Successful integrated care is a team approach, a collaboration between primary care providers and specialists who consider the totality of the patient’s needs through tailored programs of disease management, mental health treatment, physical therapy, and more. The primary care doctor, as the quarterback or chief strategist in this integrated approach, needs to see the entire playing field.
It's here that technological tools built around AI become indispensable. Systems based on this technology can better connect doctors to their caregiving teams, streams of essential clinical data, social data, and patient health metrics. With AI, doctors have the necessary holistic intelligence infused into the workflow to deliver hyper-personalized interventions. The time and attention they gain help clinicians operate at the “top of the license,” delivering clinical excellence that otherwise would be humanly impossible.
Here are three ways that AI can help doctors heed their calling to deliver optimized integrated care:
Health care data is currently siloed across doctors’ notes, lab test results, electronic health records, insurance claims, knowledge about social determinants of health, remote patient monitoring data, and other myriad factors.

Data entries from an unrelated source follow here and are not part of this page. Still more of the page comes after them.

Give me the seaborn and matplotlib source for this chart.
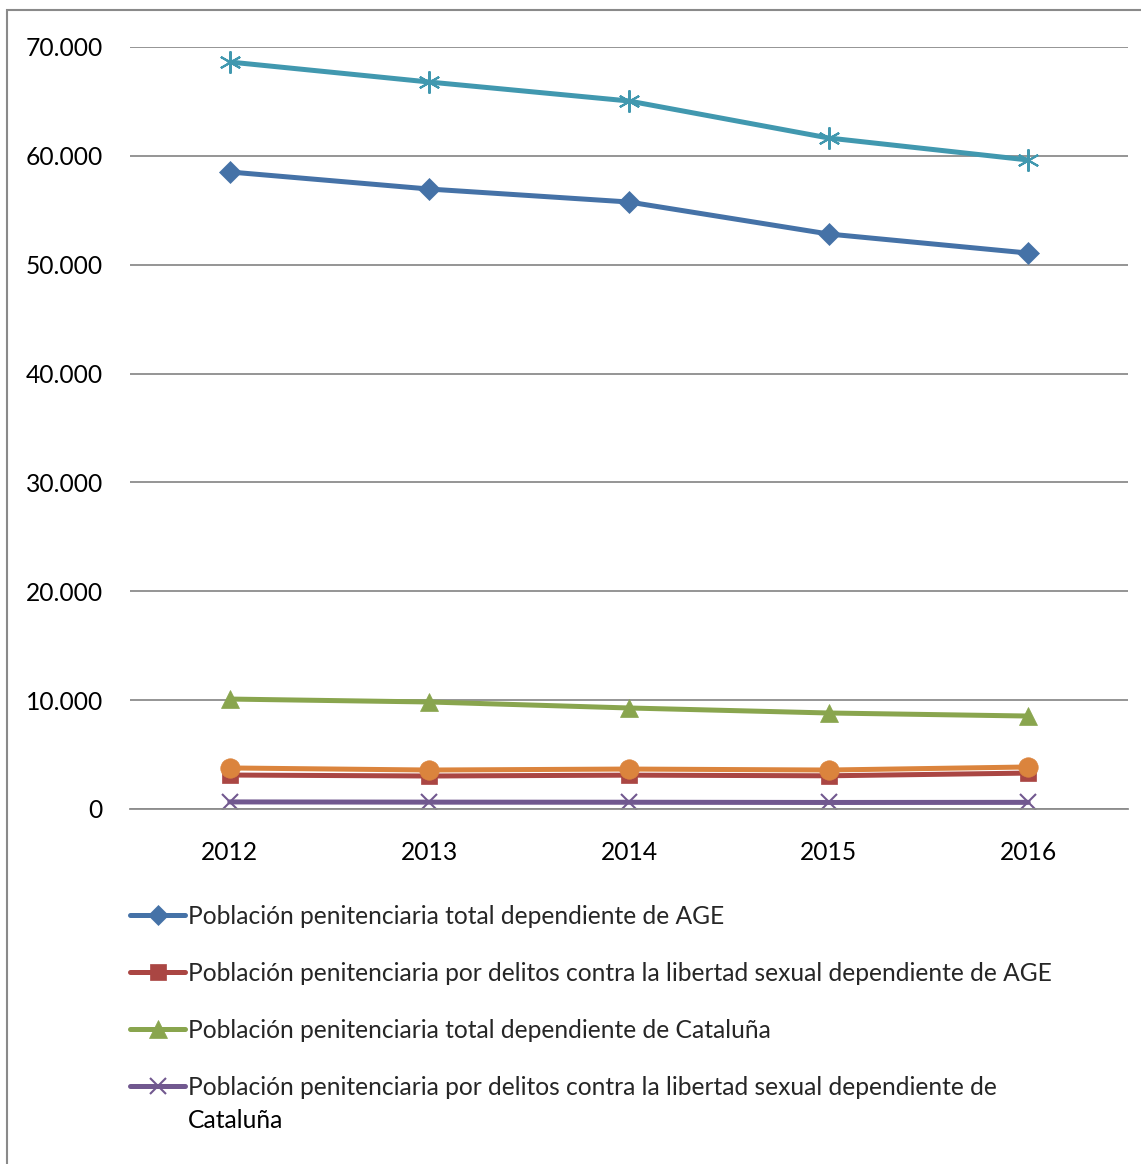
import matplotlib
matplotlib.use("Agg")
import matplotlib.pyplot as plt
import seaborn as sns
import pandas as pd
from matplotlib.lines import Line2D
from matplotlib.patches import Rectangle
from matplotlib.ticker import FuncFormatter

years = ["2012", "2013", "2014", "2015", "2016"]
age_total = [58520, 56950, 55760, 52820, 51070]
age_sexual = [3120, 3030, 3110, 3050, 3300]
cat_total = [10100, 9830, 9280, 8820, 8540]
cat_sexual = [650, 630, 620, 600, 610]
total_total = [68620, 66780, 65040, 61640, 59620]
total_sexual = [3770, 3580, 3670, 3580, 3860]

labels = [
    "Población penitenciaria total dependiente de AGE",
    "Población penitenciaria por delitos contra la libertad sexual dependiente de AGE",
    "Población penitenciaria total dependiente de Cataluña",
    "Población penitenciaria por delitos contra la libertad sexual dependiente de",
    "Población penitenciaria total",
    "Población penitenciaria por delitos contra la libertad sexual",
]
label_wrap = "Cataluña"
series_values = [age_total, age_sexual, cat_total, cat_sexual, total_total, total_sexual]
colors = ["#4572A7", "#AA4643", "#89A54E", "#71588F", "#4198AF", "#DB843D"]
markers = ["D", "s", "^", "x", (6, 2, 0), "o"]
msizes = [11, 12, 13, 12, 16, 14]

sns.set_theme(style="white")
plt.rcParams["font.family"] = ["Lato", "DejaVu Sans"]
FS = 17.7

fig = plt.figure(figsize=(11.41, 11.64), dpi=100)
ax = fig.add_axes([130 / 1141, 1 - 809 / 1164, 998 / 1141, 762 / 1164])

handles = []
for vals, lab, c, m, ms in zip(series_values, labels, colors, markers, msizes):
    df = pd.DataFrame({"x": range(len(years)), "y": vals})
    mew = 1.5 if m in ("x", (6, 2, 0)) else 0.5
    sns.lineplot(data=df, x="x", y="y", ax=ax, color=c, linewidth=3.6,
                 marker=m, markersize=ms, markeredgecolor=c,
                 markeredgewidth=mew, legend=False)
    handles.append(Line2D([], [], color=c, lw=3.6, marker=m, markersize=ms * 0.95,
                          markeredgecolor=c, markeredgewidth=mew,
                          solid_capstyle="round"))

ax.set_xlim(-0.5, 4.5)
ax.set_ylim(0, 70000)
ax.set_yticks(range(0, 70001, 10000))
ax.yaxis.set_major_formatter(FuncFormatter(lambda v, p: f"{int(v):,}".replace(",", ".")))
ax.set_xticks(range(len(years)))
ax.set_xticklabels(years)
ax.set_xlabel("")
ax.set_ylabel("")
ax.grid(axis="y", color="#8c8c8c", linewidth=1.3)
ax.set_axisbelow(True)
for s in ["top", "right", "left"]:
    ax.spines[s].set_visible(False)
ax.spines["bottom"].set_color("#8c8c8c")
ax.spines["bottom"].set_linewidth(1.3)
ax.tick_params(axis="y", length=0, pad=19.5, labelsize=FS, labelcolor="black")
ax.tick_params(axis="x", length=0, pad=23, labelsize=FS, labelcolor="black")

leg = fig.legend(handles=handles[:4], labels=labels[:4], loc="upper left",
                 bbox_to_anchor=(130 / 1141, 1 - 905 / 1164), frameon=False,
                 fontsize=FS, handlelength=2.25, handletextpad=0.12,
                 labelspacing=1.38, borderpad=0, borderaxespad=0)

fig.canvas.draw()
t4 = leg.get_texts()[3]
bb = t4.get_window_extent()
fig.text(bb.x0 / fig.bbox.width, (bb.y0 - 33) / fig.bbox.height, label_wrap,
         fontsize=FS, ha="left", va="bottom", color="black")

fig.patches.append(Rectangle((7 / 1141, -0.1), 1.2, 1 - 10 / 1164 + 0.1,
                             transform=fig.transFigure, fill=False,
                             edgecolor="#8a8a8a", linewidth=1.5))

fig.savefig("out.png", dpi=100)
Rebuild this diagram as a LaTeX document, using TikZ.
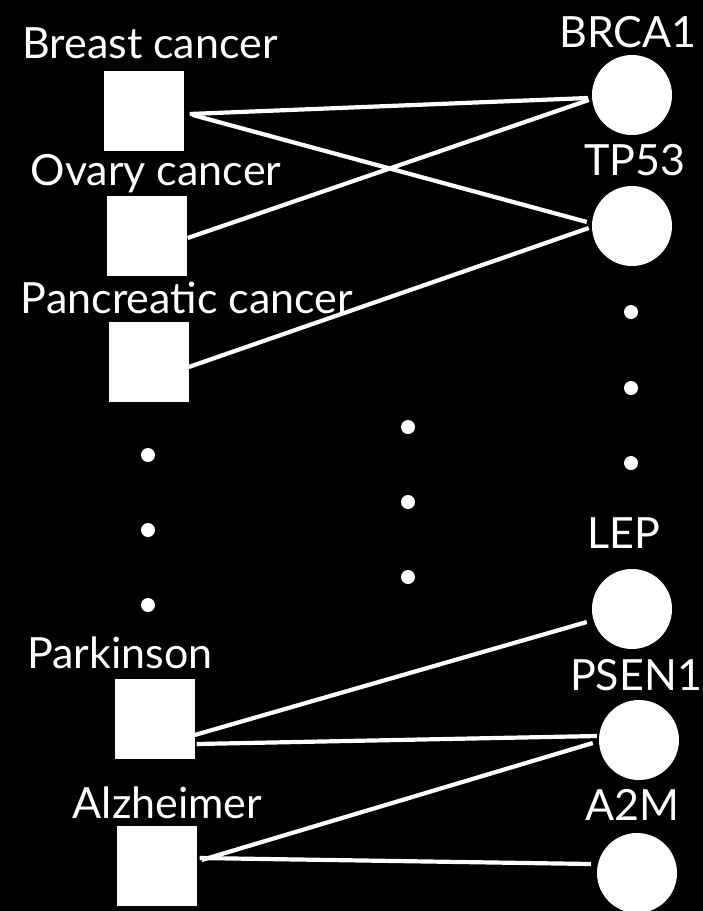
\documentclass[tikz,border=0pt]{standalone}
\usepackage{fontspec}
\setmainfont{Lato}
\begin{document}
\begin{tikzpicture}[x=1pt,y=-1pt,
  sq/.style={rectangle,fill=white,minimum size=80pt,inner sep=0pt},
  gene/.style={circle,fill=white,minimum size=80pt,inner sep=0pt},
  lbl/.style={text=white,anchor=base,inner sep=0pt,font=\fontsize{43}{43}\selectfont},
  dotn/.style={circle,fill=white,minimum size=14pt,inner sep=0pt},
  link/.style={draw=white,line width=4.2pt}]
\fill[black] (0,0) rectangle (703,911);
\useasboundingbox (0,0) rectangle (703,911);
% squares
\node[sq] (breast) at (143.5,111) {};
\node[sq] (ovary) at (146.5,236) {};
\node[sq] (panc) at (148.5,362) {};
\node[sq] (park) at (154.5,719) {};
\node[sq] (alz) at (156.5,866) {};
% circles
\node[gene] (brca) at (632,95) {};
\node[gene] (tp) at (632,226) {};
\node[gene] (lep) at (632,609) {};
\node[gene] (psen) at (639,740) {};
\node[gene] (a2m) at (637,873) {};
% labels
\node[lbl] (lbreast) at (150,58) {Breast cancer};
\node[lbl] (lovary) at (156,185) {Ovary cancer};
\node[lbl] (lpanc) at (187,313) {Pancreatic cancer};
\node[lbl] (lpark) at (120,668) {Parkinson};
\node[lbl] (lalz) at (167.5,818) {Alzheimer};
\node[lbl] (lbrca) at (628,47) {BRCA1};
\node[lbl] (ltp) at (635,175) {TP53};
\node[lbl] (llep) at (624,548) {LEP};
\node[lbl] (lpsen) at (636,690) {PSEN1};
\node[lbl] (la2m) at (632.5,820) {A2M};
% dots
\node[dotn] (d1) at (148,455) {};
\node[dotn] (d2) at (148,530) {};
\node[dotn] (d3) at (148,605) {};
\node[dotn] (d4) at (408,427) {};
\node[dotn] (d5) at (408,502) {};
\node[dotn] (d6) at (408,577) {};
\node[dotn] (d7) at (631,312) {};
\node[dotn] (d8) at (631,388) {};
\node[dotn] (d9) at (631,463) {};
% links
\draw[link] ([xshift=6pt,yshift=-3pt]breast.east) -- ([xshift=-4pt,yshift=-3pt]brca.west);
\draw[link] ([xshift=9pt,yshift=-4pt]breast.east) -- ([xshift=-5pt,yshift=4pt]tp.west);
\draw[link] ([xshift=1pt,yshift=-2pt]ovary.east) -- ([xshift=-3pt,yshift=-5pt]brca.west);
\draw[link] ([xshift=0pt,yshift=-5pt]panc.east) -- ([xshift=-3pt,yshift=-2pt]tp.west);
\draw[link] ([xshift=0pt,yshift=-16pt]park.east) -- ([xshift=-5pt,yshift=-13pt]lep.west);
\draw[link] ([xshift=2pt,yshift=-25pt]park.east) -- ([xshift=-2pt,yshift=4pt]psen.west);
\draw[link] ([xshift=5pt,yshift=6pt]alz.east) -- ([xshift=-6pt,yshift=-3pt]psen.west);
\draw[link] ([xshift=3pt,yshift=8pt]alz.east) -- ([xshift=-6pt,yshift=9pt]a2m.west);
\end{tikzpicture}
\end{document}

An AI-enabled co-pilot could amass this longitudinal data to help doctors grasp the full range of their patients’ needs. This approach makes life easier for doctors, and, more importantly, gives them a clear view of the intertwined causes of their patients’ health challenges.
Generative AI synthesizes existing information to summarize or create new content or data. It uses large language models and algorithms to understand and simulate data structures and patterns to create output that is novel but still within the confines of its learned data patterns. This particular skill makes generative AI exceptionally beneficial for simplifying interactions with physicians. It can not only automate but infuse deep intelligence into repetitive tasks like scheduling routine follow-up appointments, lab tests, and prescriptions, for example, freeing up doctors’ time to focus on the personal touch the patient needs.
Foreseeing outcomes based on historical data, this AI type uses machine learning techniques to analyze data in real-time, detect patterns, and take advantage of mathematical models to gauge the chances of future events and behaviors. Longitudinal data and AI algorithms together can assist physicians in crafting hyper-individualized treatments – including variables like medications and dosages – at a broad and deep level that is almost impossible for humans to accomplish quickly and accurately alone.
Doctors, of course, would need to watch out for bias within AI, including so-called hallucinations where AI invents data, as well as protecting privacy and other concerns. Doctors must be given the opportunity to leverage the co-pilot but the challenge they face today is getting to the point where they can dispense with the busy work of finding and analyzing the longitudinal data so that they can focus on their true calling, the patient care. They need to be in the pilot’s seat assisted by an intelligent co-pilot.
AI-enabled, cockpit-like platforms, with rigorous oversight, could free doctors to answer their calling and, in the process, transform health care.
Deepthi Bathina is the Founder and CEO of RhythmX AI, a generative AI-native health company driving a paradigm shift in hyper-personalized care.